In a hopelessly comma-heavy, coma-inducing and tediously legalistic way, numerous Australian laws state that it is illegal for a publication (or any company) to lie about the size of its audience (or anything, really) to get advertisers (or any kind of investment).

But does that stop some of these publications? Nope.

Suppose my friend, Kevin, has a mannequin repair business and is contacted by a publication, Missing Limb Monthly, claiming to have a circulation of 5200. Kevin has never heard of the publication (red flag!) and when he asks about an audit he is given the runaround (abort! abort!). Kevin is not sure but eventually they call back and give him a really good deal – a discount from the asking price of $4950 for a two-page ad down to $1500 – so he ends up advertising with them.

But a few months down the track, Kevin finds he gets no increase in business. In fact, it even drops off a little bit (possibly due to pulling ads from other real publications). Kevin goes back to the publication and further queries the circulation figures, demanding proof. They fob him off, but he finds out through a mate in the industry that it probably only has a circulation of around 700.

So how do you catch these unscrupulous publications – or even those pretending to be publications – lying about their circulation?

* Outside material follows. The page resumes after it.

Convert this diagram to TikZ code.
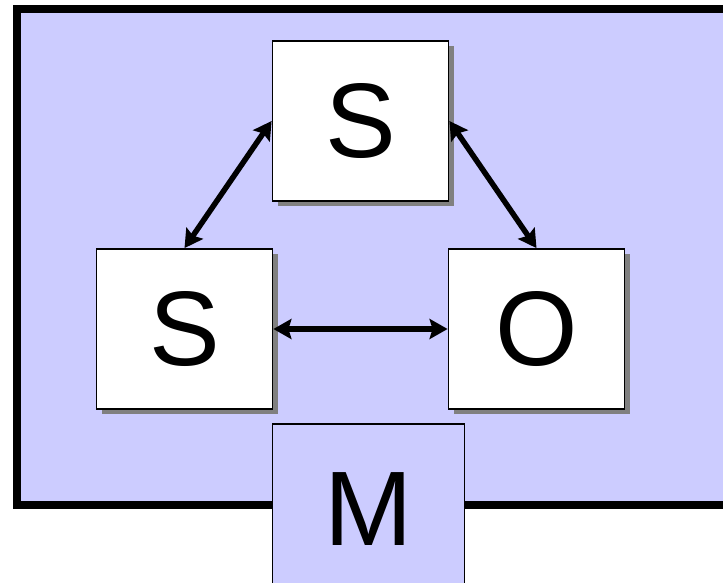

Well, the most obvious and best way is to see if they are audited or not. That way, you have access to the independently verified information on which to base a decision.

The Audited Media Association of Australia is the only official body in Australia carrying out independent audits. This organisation independently scrutinises the circulation claims of publishers, enforcing the rigorous rules and standards set by the industry. A willingness to be audited demonstrates a publisher’s integrity.

If they are not audited, then it’s not really worth it to advertise with them. But if you feel a desire to go all gumshoe and expose an unaudited publication on the spot – then there are a few tricks you can try to catch them out.

Firstly, you can discount the circulation by as much as the price. Meaning if they’re willing to do a 50 per cent discount on the cost of an ad, they probably got to 50 per cent of who they say they do. If Kevin had realised this, he might have been a bit suspicious about a 70 per cent discount.

There is also the old insert trick. To pull off this one – see what their price is for an insert. Note if they ask about weight, because it’s a real red flag if they don’t seem interested. Then check if the quoted price seems low for each copy they claim to send. If he had asked about this, Kevin might have been about to figure out that – with Australia Post rates these days – they couldn’t afford that price per copy if they were actually sending each one out.


But neither of these detective tricks is a substitute for an audit. By all means, expose these liars for the criminals they are, but always rely on an audit before you commit to investing in anything more than a deerstalker hat or hiring an Agatha Christie-style parlour.